Patches
A patch is a small numbered script under scripts/patches/ that runs inside each sandbox during the update pipeline. Use patches for one-off migrations: install a new system dep, seed a config file, fix a mistake that's already baked into live sandboxes.
Anatomy
Each file exports a default function:
// scripts/patches/005_my_migration.ts
export default async function (ctx) {
// ctx has helpers for shell, files, and the sandbox handle
await ctx.shell('pnpm add some-new-package')
}Filenames are NNN_description.ts, with NNN being a zero-padded monotonic integer. Patches apply in filename order.
Version tracking
The sandboxes table has a version column. Each sandbox stores the numeric prefix of its highest-applied patch. When the update pipeline reaches phase 8 — patch, it runs every patch whose prefix is higher than the current version, then updates version to the highest number it applied.

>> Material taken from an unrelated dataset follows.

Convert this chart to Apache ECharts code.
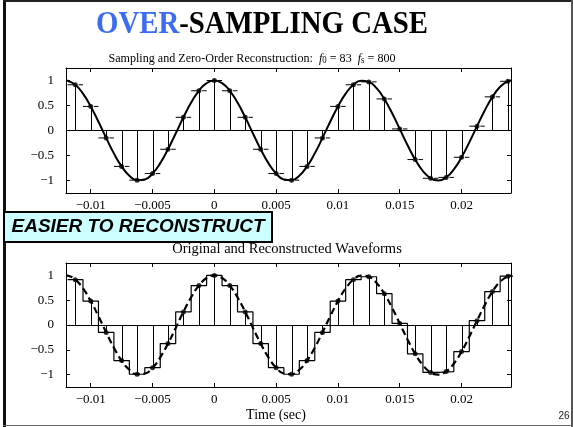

A freshly-provisioned sandbox starts with a .template-version file (stamped by npm run template:build) so it skips patches already baked into the template image.
Currently shipped patches
At time of writing scripts/patches/ contains:
| Filename | What it does |
|---|---|
001_install_sqlite3.ts | Installs system SQLite needed by LibSQL. |
002_install_healer.ts | Adds the healer agent to pm2. |
003_install_browsers.ts | Installs Playwright's Chromium Headless Shell. |
004_setup_env.ts | Seeds sandbox-side .env defaults. |
Your own patches sit alongside these.
Writing a patch
Typical shape:
export default async function ({ shell, write }) {
await shell('pnpm add -w some-package@1.2.3')
await write(
'.config/my-thing.json',
JSON.stringify({ enabled: true }, null, 2),
)
}Rules of thumb:
- Idempotent. Your patch may re-run if an update is retried. Check for the change before making it.
- Fast. Every running sandbox will eventually run this. Don't ship a patch that takes minutes.
- Small. One concern per patch — easier to roll forward, easier to attribute failure.
- Test against one sandbox first. Run the update CLI against a single sandbox id before releasing to the whole fleet.
When to patch vs rebuild the template
Patch when the change is:
- A single dependency install.
- A config file to add or seed.
- A fix to a value baked into older sandboxes.
Rebuild the template when:
- The base image changes (new Node major, new OS base).
- You want new sandboxes to skip a growing patch chain — collapse old patches into a fresh baseline.